Krill oil is processed from small shrimp-like crustaceans, the dominant member of the marine life biota of the Antarctic Ocean. Of course, salmon oil comes from the flesh of the fatty salmon fish. Not all fish oil found in supplements is from salmon. Other fatty fish, including tuna, mackerel and cod, may be used to produce fish oil as well.

Omega-3 Fatty Acids

Both Salmon and krill oils contain the long- chain omega-3 fatty acids eicosapentaenoic acid, EPA, and docosahexaenoic acid, DHA. The American Heart Association acknowledges the benefits of these omega-3s for reducing coronary heart disease and suggests consuming fatty fish at least twice weekly.

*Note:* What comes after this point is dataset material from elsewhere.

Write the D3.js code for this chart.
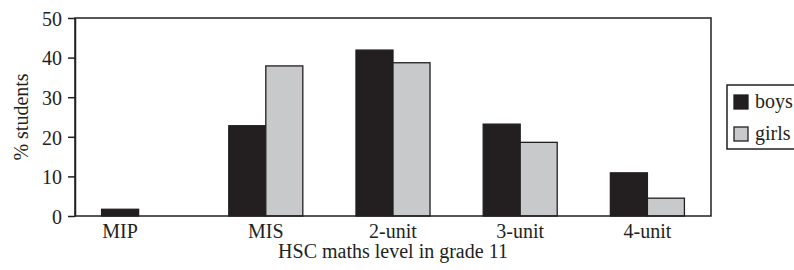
<!DOCTYPE html>
<html>
<head>
<meta charset="utf-8">
<script src="https://cdn.jsdelivr.net/npm/d3@7"></script>
<style>
  body { margin: 0; background: #fff; }
</style>
</head>
<body>
<div id="chart"></div>
<script>
// data
var categories = ["MIP", "MIS", "2-unit", "3-unit", "4-unit"];
var boys = [1.7, 22.8, 41.9, 23.2, 10.9];
var girls = [0, 37.9, 38.7, 18.6, 4.5];
var seriesNames = ["boys", "girls"];
var yTicks = [0, 10, 20, 30, 40, 50];

var colors = {boys: "#231f20", girls: "#c8c9cb"};
var ink = "#231f20";
var font = "Liberation Serif";
var fs = "20px";

// set the dimensions and margins of the diagram
var margin = {top: 18, right: 83, bottom: 54, left: 75},
  width = 794 - margin.left - margin.right,
  height = 270 - margin.top - margin.bottom;

var svg = d3.select("#chart").append("svg")
  .attr("width", 794)
  .attr("height", 270);

var g = svg.append("g")
  .attr("transform", "translate(" + margin.left + "," + margin.top + ")");

var rows = categories.map(function (c, i) {
  return {cat: c, boys: boys[i], girls: girls[i]};
});

var x0 = d3.scaleBand()
  .domain(categories)
  .range([0, width])
  .paddingInner(0.418)
  .paddingOuter(0.209);

var x1 = d3.scaleBand()
  .domain(seriesNames)
  .range([0, x0.bandwidth()]);

var y = d3.scaleLinear()
  .domain([0, 50])
  .range([height, 0]);

// bars
var group = g.selectAll(".grp")
  .data(rows)
  .enter().append("g")
  .attr("class", "grp")
  .attr("transform", function (d) { return "translate(" + x0(d.cat) + ",0)"; });

group.selectAll("rect")
  .data(function (d) {
    return seriesNames.map(function (k) { return {key: k, value: d[k]}; })
      .filter(function (e) { return e.value > 0; });
  })
  .enter().append("rect")
  .attr("x", function (d) { return x1(d.key); })
  .attr("y", function (d) { return y(d.value); })
  .attr("width", x1.bandwidth())
  .attr("height", function (d) { return height - y(d.value); })
  .attr("fill", function (d) { return colors[d.key]; })
  .attr("stroke", ink)
  .attr("stroke-width", 1.3);

// frame
g.append("rect")
  .attr("x", 0).attr("y", 0)
  .attr("width", width).attr("height", height)
  .attr("fill", "none")
  .attr("stroke", ink)
  .attr("stroke-width", 1.5);

// y axis
var yAxis = g.append("g")
  .call(d3.axisLeft(y).tickValues(yTicks).tickSize(7).tickPadding(6).tickSizeOuter(0));
yAxis.select(".domain").attr("stroke", ink).attr("stroke-width", 1.5);
yAxis.selectAll(".tick line").attr("stroke", ink).attr("stroke-width", 1.5);
yAxis.selectAll("text")
  .style("font-family", font).style("font-size", fs)
  .attr("fill", ink).attr("dy", "0.36em");

// x axis labels, centred under the bars that are drawn
g.append("g").selectAll(".xlab")
  .data(rows)
  .enter().append("text")
  .attr("class", "xlab")
  .attr("x", function (d) {
    var cs = seriesNames.filter(function (k) { return d[k] > 0; })
      .map(function (k) { return x0(d.cat) + x1(k) + x1.bandwidth() / 2; });
    return d3.mean(cs);
  })
  .attr("y", height + 22)
  .attr("text-anchor", "middle")
  .attr("fill", ink)
  .style("font-family", font).style("font-size", fs)
  .text(function (d) { return d.cat; });

// axis titles
g.append("text")
  .attr("x", width / 2)
  .attr("y", height + 42)
  .attr("text-anchor", "middle")
  .attr("fill", ink)
  .style("font-family", font).style("font-size", fs)
  .text("HSC maths level in grade 11");

g.append("text")
  .attr("transform", "translate(" + (-47) + "," + (height / 2) + ") rotate(-90)")
  .attr("text-anchor", "middle")
  .attr("fill", ink)
  .style("font-family", font).style("font-size", fs)
  .text("% students");

// legend
var legend = svg.append("g")
  .attr("transform", "translate(727,85)");
legend.append("rect")
  .attr("width", 80).attr("height", 64)
  .attr("fill", "#fff")
  .attr("stroke", ink)
  .attr("stroke-width", 1.5);
var item = legend.selectAll(".item")
  .data(seriesNames)
  .enter().append("g")
  .attr("class", "item")
  .attr("transform", function (d, i) { return "translate(7," + (10 + i * 32) + ")"; });
item.append("rect")
  .attr("width", 14).attr("height", 14)
  .attr("fill", function (d) { return colors[d]; })
  .attr("stroke", ink)
  .attr("stroke-width", 1.3);
item.append("text")
  .attr("x", 21)
  .attr("y", 13)
  .attr("fill", ink)
  .style("font-family", font).style("font-size", fs)
  .text(function (d) { return d; });
</script>
</body>
</html>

Krill oil and salmon oil contain similar amounts of DHA, while EPA is higher in krill oil.

Fat Storage

One of the major differences between krill and salmon oil is how the fatty acids are stored in the body. In fish, the omega-3 fatty acids are principally stored as triglycerides. In krill, 30 to 65 percent of the fatty acids are in phospholipids, primarily phosphtidylcholine. According to a review published in "Alternative Medicine Review" in 2010, omega-3 fatty acids are more readily absorbed and delivered to the brain than those in triglycerides.

Side Effects

Both krill and fish oil can lead to gastrointestinal distress, including diarrhea, gas and bloating. There are greater complaints of regurgitation and reflux in individuals taking fish oil compared to those taking krill oil. Consult your physician before beginning any dietary supplementation.